A visible sign of God’s invisible action
The sacraments are the visible sign of an invisible presence and action of God. A piece of bread cannot make us happy, and a sign of the cross cannot give us the peace of forgiveness. However, they make visible a God who, in the Eucharist, nourishes us under the sign of bread—the same God who forgives us in confession with the sign of the cross. In this sense, man is also a sacrament that makes his invisible Creator visible. Thus, your spouse, in all their beauty and imperfections, may be for you a sign that simply reminds you that the true source of peace exists, but that it’s in God. As Pope Francis explains:
“Neither spouse can expect the other to be perfect. Each must set aside all illusions and accept the other as he or she actually is: an unfinished product, needing to grow, a work in progress.” (Amoris Laetitia, 218).

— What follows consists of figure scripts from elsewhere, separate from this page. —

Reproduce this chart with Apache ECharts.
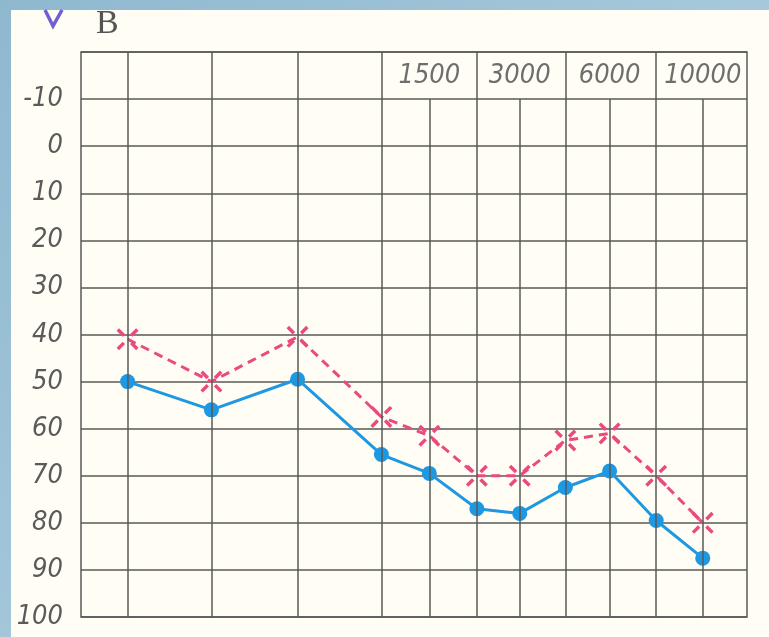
<!DOCTYPE html>
<html>
<head>
<meta charset="utf-8">
<script src="https://cdn.jsdelivr.net/npm/echarts@6/dist/echarts.min.js"></script>
<style>
  html, body { margin: 0; padding: 0; }
  body {
    width: 769px; height: 637px; overflow: hidden; position: relative;
    background: linear-gradient(135deg, #8fb8cf 0%, #a9cadc 60%, #9cc1d6 100%);
  }
  #paper {
    position: absolute; left: 11px; top: 10px; right: 0; bottom: 0;
    background: #fffdf4;
  }
  #chart { position: absolute; left: 0; top: 0; width: 769px; height: 637px; }
</style>
</head>
<body>
<div id="paper"></div>
<div id="chart"></div>
<script>
// частоты (Гц) и их место на шкале аудиограммы
const freqs = [125, 250, 500, 1000, 1500, 2000, 3000, 4000, 6000, 8000, 10000];
const freqPos = [1, 2.8, 4.65, 6.45, 7.48, 8.5, 9.42, 10.4, 11.35, 12.35, 13.35];
const posMax = 14.3;
// подписи частот в верхней строке
const topLabels = ['1500', '3000', '6000', '10000'];
// пороги слуха, дБ
const boneValues = [50, 56, 49.5, 65.5, 69.5, 77, 78, 72.5, 69, 79.5, 87.5];
const airValues = [41, 50, 40.5, 57.5, 61.5, 70, 70, 62.5, 61, 70, 80];

const gridColor = '#595959';
const labelFont = '"Liberation Sans Narrow", "DejaVu Sans Condensed", sans-serif';
const chart = echarts.init(document.getElementById('chart'));

// вертикальные линии сетки: полные и укороченные (под подписями)
const fullLines = [];
const shortLines = [];
freqs.forEach(function (f, i) {
  if (topLabels.indexOf(String(f)) >= 0) {
    shortLines.push([{ coord: [freqPos[i], -10] }, { coord: [freqPos[i], 100] }]);
  } else {
    fullLines.push({ xAxis: freqPos[i] });
  }
});

const crossPath = 'path://M1,3 L3,1 L8,6 L6,8 Z M17,1 L19,3 L14,8 L12,6 Z M1,17 L6,12 L8,14 L3,19 Z M12,14 L14,12 L19,17 L17,19 Z';

const option = {
  animation: false,
  grid: {
    left: 81, top: 52, width: 666, height: 565,
    show: true, borderColor: gridColor, borderWidth: 1.5,
    backgroundColor: 'transparent'
  },
  xAxis: {
    type: 'value', min: 0, max: posMax,
    axisLine: { show: false }, axisTick: { show: false },
    axisLabel: { show: false }, splitLine: { show: false }
  },
  yAxis: {
    type: 'value', inverse: true, min: -20, max: 100, interval: 10,
    axisLine: { show: false }, axisTick: { show: false },
    axisLabel: {
      margin: 18,
      color: '#5a5a5a',
      fontSize: 27,
      fontStyle: 'italic',
      fontFamily: labelFont,
      fontWeight: 'normal',
      formatter: function (v) { return v === -20 ? '' : String(v); }
    },
    splitLine: { lineStyle: { color: gridColor, width: 1.5 } }
  },
  graphic: [
    {
      type: 'text', left: 96, top: 7,
      style: { text: 'B', fontSize: 34, fontFamily: 'Liberation Serif', fill: '#555' }
    },
    {
      type: 'polyline',
      shape: { points: [[45, 10], [53, 26], [62, 10]] },
      style: { stroke: '#6f5fd0', lineWidth: 3.5, fill: 'none' }
    }
  ],
  series: [
    {
      type: 'line',
      name: 'grid',
      data: [],
      silent: true,
      markLine: {
        symbol: 'none', silent: true, label: { show: false },
        lineStyle: { color: gridColor, width: 1.5, type: 'solid' },
        data: fullLines.concat(shortLines)
      }
    },
    {
      type: 'scatter',
      name: 'labels',
      symbolSize: 0,
      silent: true,
      data: topLabels.map(function (t) {
        return { value: [freqPos[freqs.indexOf(Number(t))], -15], name: t };
      }),
      label: {
        show: true, position: 'inside',
        formatter: '{b}',
        color: '#4a4a4a', fontSize: 27, fontStyle: 'italic',
        fontFamily: labelFont
      }
    },
    {
      type: 'line',
      name: 'air',
      data: freqPos.map(function (p, i) { return [p, airValues[i]]; }),
      symbol: crossPath,
      symbolSize: 22,
      itemStyle: { color: '#ea4a7e' },
      lineStyle: { color: '#ea4a7e', width: 3, type: [9, 6] },
      z: 3
    },
    {
      type: 'line',
      name: 'bone',
      data: freqPos.map(function (p, i) { return [p, boneValues[i]]; }),
      symbol: 'circle',
      symbolSize: 15,
      itemStyle: { color: '#1f98e2' },
      lineStyle: { color: '#1f98e2', width: 3 },
      z: 4
    }
  ]
};

chart.setOption(option);
</script>
</body>
</html>
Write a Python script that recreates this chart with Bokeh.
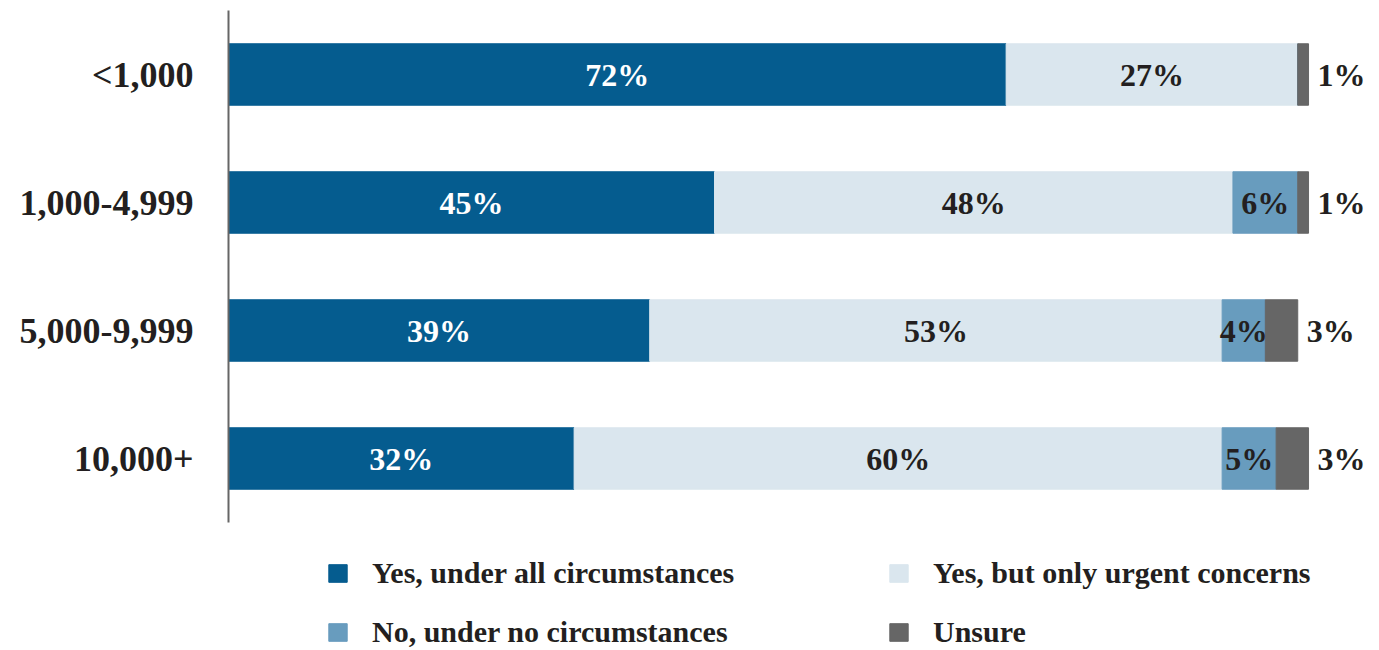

How many people abandon their homes with the illusion of finding in another person the happiness that their spouse could not provide? Perhaps they’d not been told that humans don’t work like that. Happiness is the fruit of having loved, of having given oneself faithfully, knowing that the source of joy is not in another human being, but in God.
A source for learning to love
Two great experts in the life of a couple, the evangelical pastor John Eldredge and his wife Stasi, give this advice to couples in their brilliant book Love and War: “Dear men and women, may the couple not be for you the place to seek your happiness, but rather the place to learn to love.” And if that isn’t enough, let’s remember the word of Jesus himself when he tells us: “If any one comes to me without hating his father and mother, wife and children, brothers and sisters, and even his own life, he cannot be my disciple.” (Luke 14:26).
Whoever seeks Jesus first, will then be able to love others much better: this is a sure doctrine, which has proven its worth for more than 2,000 years. Become witnesses to this beautiful and great truth!